* **Exercise description**: Search the material for the string "seaborn" and copy each line where it occurs.

-- Begin Data block --

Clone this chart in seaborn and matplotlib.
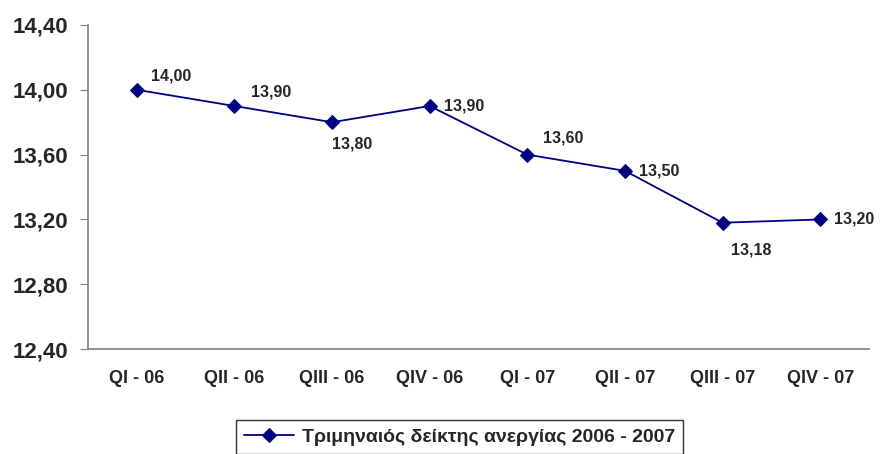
import numpy as np
import pandas as pd
import matplotlib
matplotlib.use("Agg")
import matplotlib.pyplot as plt
import seaborn as sns

# Datos del gráfico
quarters = ['QI - 06', 'QII - 06', 'QIII - 06', 'QIV - 06', 'QI - 07', 'QII - 07', 'QIII - 07', 'QIV - 07']
values = [14.00, 13.90, 13.80, 13.90, 13.60, 13.50, 13.18, 13.20]
y_ticks = [12.40, 12.80, 13.20, 13.60, 14.00, 14.40]
series_name = 'Τριμηναιός δείκτης ανεργίας 2006 - 2007'

df = pd.DataFrame({'pos': np.arange(len(quarters)), 'valor': values, 'serie': series_name})

sns.set_style("white")
plt.rcParams['font.family'] = ['Liberation Sans', 'DejaVu Sans']
plt.rcParams['font.weight'] = 'bold'

fig = plt.figure(figsize=(8.8, 4.54), dpi=100)
ax = fig.add_axes([0.1, 0.231, 0.8875, 0.714])

navy = '#000080'
sns.lineplot(data=df, x='pos', y='valor', hue='serie', palette=[navy], marker='D',
             markersize=7, markeredgecolor=navy, linewidth=1.3, ax=ax)

# Etiquetas de datos (desplazamiento en puntos)
offsets = [(10, 10), (12, 10), (0, -16), (10, 0), (11, 12), (10, 0), (6, -20), (10, 0)]
for i, (v, off) in enumerate(zip(values, offsets)):
    ax.annotate(f'{v:.2f}'.replace('.', ','), (i, v), xytext=off, textcoords='offset points',
                ha='left', va='center', fontsize=11.5, fontweight='bold')

ax.set_xlim(-0.5, len(quarters) - 0.5)
ax.set_ylim(12.40, 14.40)
ax.set_yticks(y_ticks)
ax.set_yticklabels([f'{t:.2f}'.replace('.', ',') for t in y_ticks], fontsize=16, fontweight='bold')
ax.set_xticks(np.arange(len(quarters)))
ax.set_xticklabels(quarters, fontsize=13, fontweight='bold')
ax.set_xticks(np.arange(-0.5, len(quarters)), minor=True)
ax.tick_params(axis='x', which='major', length=0, pad=15)
ax.tick_params(axis='x', which='minor', length=5, color='#808080', direction='out')
ax.tick_params(axis='y', length=6, color='#808080', direction='out', left=True, pad=8)
ax.set_xlabel('')
ax.set_ylabel('')

sns.despine(ax=ax)
for s in ['left', 'bottom']:
    ax.spines[s].set_color('#808080')
    ax.spines[s].set_linewidth(1.2)

leg = ax.legend(loc='upper center', bbox_to_anchor=(0.522, 0.074), bbox_transform=fig.transFigure,
                frameon=True, fancybox=False, handlelength=2.6, handletextpad=0.4, borderpad=0.4,
                borderaxespad=0, prop={'weight': 'bold', 'size': 14})
leg.get_frame().set_edgecolor('black')
leg.get_frame().set_linewidth(1.0)

plt.savefig('out.png', dpi=100)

-- End Data block --

* **Solution to the problem**:
Clone this chart in seaborn and matplotlib.
import seaborn as sns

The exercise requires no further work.